El aroma a jazmín inunda la noche de un verano cualquiera, los mosquitos están al acecho en busca de víctimas inocentes, la luz de las farolas se refleja en el oscuro mar agitado por el viento de levante. El silencio reina en una noche sin luna, donde unas pequeñas nubes viajan mar adentro.
Hoy no hay mucha gente paseando, más bien poca. Es una noche cualquiera de un verano extraño. Todos llevan mascarillas. Algunos cruzan las miradas y en sus ojos se refleja la incertidumbre del miedo, de no saber quién está contagiado con esta nueva peste.
Mientras, el verano sigue su curso, sin saber qué ocurre, ajeno a la humanidad. La Tierra sigue girando alrededor del Sol y los días siguen acortándose en busca de un invierno incierto. El verano sigue cargado de posibilidades y sigue ofreciéndonos atardeceres de ensueño.
Los rebrotes siguen sumando casos de contagio, aleatoriamente, como las primeras gotas de una lluvia de verano sobre el oscuro e hirviente asfalto. Algún día acabará, eso está claro, pero la espera se hace larga e incómoda.

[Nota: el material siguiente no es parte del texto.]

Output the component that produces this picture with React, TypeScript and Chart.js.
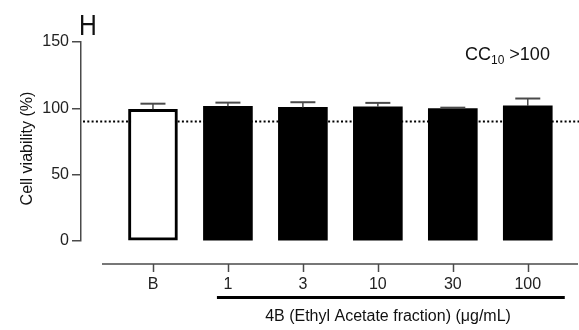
import React, { useEffect, useRef } from "react";
import { Chart, registerables } from "chart.js";

Chart.register(...registerables);

const categories: string[] = ["B", "1", "3", "10", "30", "100"];
const viability: number[] = [99.3, 101.5, 100.7, 101.2, 99.8, 101.8];
const sem: number[] = [4.2, 2.8, 3.9, 2.9, 0.7, 5.6];
const yTicks: number[] = [0, 50, 100, 150];
const thresholdValue = 90;
const panelLetter = "H";
const ccLabel = ["CC", "10", " >100"];
const xTitle = "4B (Ethyl Acetate fraction) (\u03bcg/mL)";
const yTitle = "Cell viability (%)";

const FONT = "'Liberation Sans', Arial, Helvetica, sans-serif";

export default function App() {
  const ref = useRef<HTMLCanvasElement | null>(null);

  useEffect(() => {
    if (!ref.current) return;

    const overlay = {
      id: "overlay",
      beforeDatasetsDraw(chart: any) {
        const { ctx, scales } = chart;
        const y = scales.y.getPixelForValue(thresholdValue);
        ctx.save();
        ctx.strokeStyle = "#000";
        ctx.lineWidth = 2;
        ctx.setLineDash([2, 2.3]);
        ctx.beginPath();
        ctx.moveTo(chart.chartArea.left + 2, y);
        ctx.lineTo(chart.width, y);
        ctx.stroke();
        ctx.restore();
      },
      afterDatasetsDraw(chart: any) {
        const { ctx, scales } = chart;
        const xs = scales.x;
        const ys = scales.y;
        ctx.save();
        // error bars
        viability.forEach((v, i) => {
          const x = xs.getPixelForValue(i);
          const y0 = ys.getPixelForValue(v);
          const y1 = ys.getPixelForValue(v + sem[i]);
          ctx.strokeStyle = "#4a4a4a";
          ctx.lineWidth = 1.5;
          ctx.beginPath();
          ctx.moveTo(x, y0);
          ctx.lineTo(x, y1);
          ctx.stroke();
          ctx.lineWidth = 2;
          ctx.beginPath();
          ctx.moveTo(x - 12.5, y1);
          ctx.lineTo(x + 12.5, y1);
          ctx.stroke();
        });
        // separate x axis line
        const axisY = ys.bottom + 23;
        ctx.strokeStyle = "#4a4a4a";
        ctx.lineWidth = 1.5;
        ctx.beginPath();
        ctx.moveTo(102, axisY);
        ctx.lineTo(chart.chartArea.right, axisY);
        ctx.stroke();
        categories.forEach((_, i) => {
          const x = Math.round(xs.getPixelForValue(i)) + 0.5;
          ctx.beginPath();
          ctx.moveTo(x, axisY);
          ctx.lineTo(x, axisY + 8);
          ctx.stroke();
        });
        // underline below treated groups
        ctx.strokeStyle = "#000";
        ctx.lineWidth = 3;
        ctx.beginPath();
        ctx.moveTo(xs.getPixelForValue(1) - 11, axisY + 33.5);
        ctx.lineTo(xs.getPixelForValue(5) + 37, axisY + 33.5);
        ctx.stroke();

        // texts
        ctx.fillStyle = "#111";
        ctx.textBaseline = "alphabetic";
        ctx.textAlign = "left";
        ctx.font = `29px ${FONT}`;
        ctx.save();
        ctx.translate(79, 35);
        ctx.scale(0.85, 1);
        ctx.fillText(panelLetter, 0, 0);
        ctx.restore();

        let cx = 465;
        ctx.font = `18px ${FONT}`;
        ctx.fillText(ccLabel[0], cx, 60);
        cx += ctx.measureText(ccLabel[0]).width;
        ctx.font = `12px ${FONT}`;
        ctx.fillText(ccLabel[1], cx, 64);
        cx += ctx.measureText(ccLabel[1]).width;
        ctx.font = `18px ${FONT}`;
        ctx.fillText(ccLabel[2], cx, 60);

        ctx.font = `16px ${FONT}`;
        ctx.textAlign = "center";
        ctx.fillText(xTitle, 388, 321);

        ctx.save();
        ctx.translate(32, 148.5);
        ctx.rotate(-Math.PI / 2);
        ctx.fillText(yTitle, 0, 0);
        ctx.restore();

        ctx.restore();
      },
    };

    const chart = new Chart(ref.current, {
      type: "bar",
      data: {
        datasets: [
          {
            data: viability.map((v, i) => ({ x: i, y: v })),
            backgroundColor: categories.map((_, i) => (i === 0 ? "#ffffff" : "#000000")),
            borderColor: "#000000",
            borderWidth: categories.map((_, i) => (i === 0 ? 3 : 0)),
            borderSkipped: false,
            barThickness: 49,
          },
        ],
      },
      options: {
        responsive: false,
        animation: false,
        devicePixelRatio: 1,
        layout: { padding: { top: 42, right: 1, left: 0, bottom: 0 } },
        plugins: { legend: { display: false }, tooltip: { enabled: false }, title: { display: false } },
        scales: {
          x: {
            type: "linear",
            offset: false,
            min: -0.96,
            max: 5.67,
            grid: { display: false, drawTicks: false, offset: false },
            border: { display: false },
            afterBuildTicks: (scale: any) => {
              scale.ticks = categories.map((_, i) => ({ value: i }));
            },
            afterFit: (scale: any) => {
              scale.height = 89;
            },
            ticks: {
              autoSkip: false,
              maxRotation: 0,
              padding: 34,
              color: "#222",
              font: { family: FONT, size: 16 },
              callback: (v: any) => categories[v as number] ?? "",
            },
          },
          y: {
            min: 0,
            max: 150,
            afterBuildTicks: (scale: any) => {
              scale.ticks = yTicks.map((v) => ({ value: v }));
            },
            afterFit: (scale: any) => {
              scale.width = 81;
            },
            grid: {
              drawOnChartArea: false,
              drawTicks: true,
              tickLength: 9,
              color: "#4a4a4a",
              lineWidth: 1.5,
            },
            border: { display: true, color: "#4a4a4a", width: 1.5 },
            ticks: {
              padding: 3,
              color: "#222",
              font: { family: FONT, size: 16 },
            },
          },
        },
      },
      plugins: [overlay],
    } as any);

    return () => chart.destroy();
  }, []);

  return (
    <div style={{ position: "fixed", left: 0, top: 0, width: 579, height: 330, background: "#fff" }}>
      <canvas ref={ref} width={579} height={330} style={{ display: "block" }} />
    </div>
  );
}
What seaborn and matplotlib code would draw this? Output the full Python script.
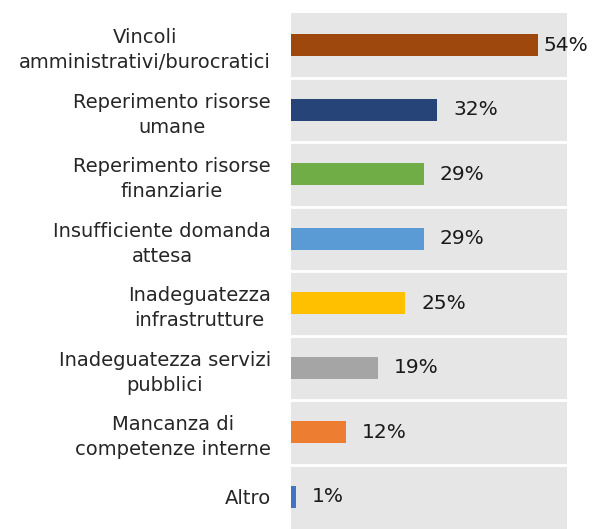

No había nadie más en el restaurante. Sentados en la terraza mientras el viento de levante hacía golpear los cabos contra los mástiles, de los barcos atracados, de una manera incesante, y las luces a lo lejos vibraban como pequeñas luciérnagas atrapadas, nos sirvieron la fritura de pescado. El tercio de cerveza sudaba a la espera de un buen trago. Los siguientes platos llegaron después, mejillones, pulpo a la gallega y almejas.
Una cena fabulosa a pesar de ser un verano Extraño.